As DB’s Mike Baker writes, “we have hypothesized that the increase in gas prices could pressure miles driven, which as noted below slowed in 2016 versus 2015, and even more so towards the end of the year after the Thanksgiving inflection. The 0.5% increase in miles driven in December 2016 is the smallest monthly increase since November 2014. Gas prices inflected around Thanksgiving 2016 and are up year-on-year on a weekly basis over the last 15 weeks.”

While looking at the above chart of year-on-year change in monthly miles driven in 2016 versus the year-on-year change in average monthly gas prices, Baker notes an approximately (60%) correlation. He then notes that the concern is that gas prices were up only 14% year-on-year in December 2016. The reason why this is troubling is that while there is still no concurrent data, the national average price was approximately $2.23 per gallon as of February 27, 2017 and the price per gallon has increased more than 30% year-on-year over the last three weeks.

In other words, if the deterioration in the trendline persists, it would imply that some time in January of February, we got the first negative print in miles driven in years, and would also explain the recent collapse in gasoline demand. 

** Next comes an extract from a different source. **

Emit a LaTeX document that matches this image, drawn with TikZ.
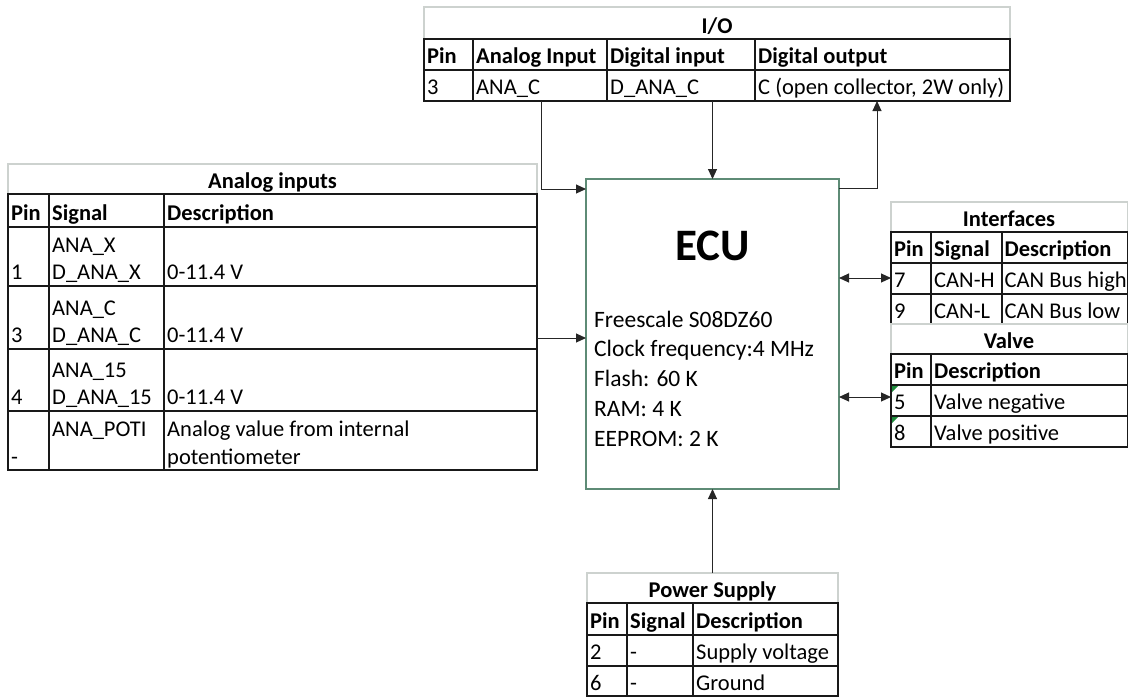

Some final thoughts from Baker:

Looking back at recent history, while we’ve seen several small pockets of higher year-on-year prices for a few weeks at a time, gas prices have generally been lower year-on-year on a weekly basis for the last three years. The data we are seeing today is more similar to the increases witnessed late 2009 through 2011. While we would agree that economic / employment pressures also negatively impacted miles driven, though perhaps less so into 2010 and 2011, we would note that annual miles driven increased only 0.3% year-on-year in 2010 following a very easy (0.7%) compare from 2009 and then declined (0.6%) in 2011 against the 0.3% increase from 2010. While the absolute price per gallon is considerably lower as of February 2017 relative to 2010 and 2011, we would also note miles driven are much higher relative to that time frame and even a smaller decline on a percentage basis could have a similar impact on the total miles driven.

The implication is that the US motorists’ sensitivity to rising prices is now far higher than it was even 5 years ago, when the economy was supposedly in far worse shape. While on the surface that would suggest that something is rather wrong with the financial state of the average US consumer, the more immediate implication is that the higher oil – and gasoline – prices rise, the less miles will be driven, the weaker the end demand for gasoline, and ultimately, the greater the gasoline, and crude, inventory glut as the world continues to produce assuming recent demand trendlines, trendlines which with every passing week, we learn are no longer applicable.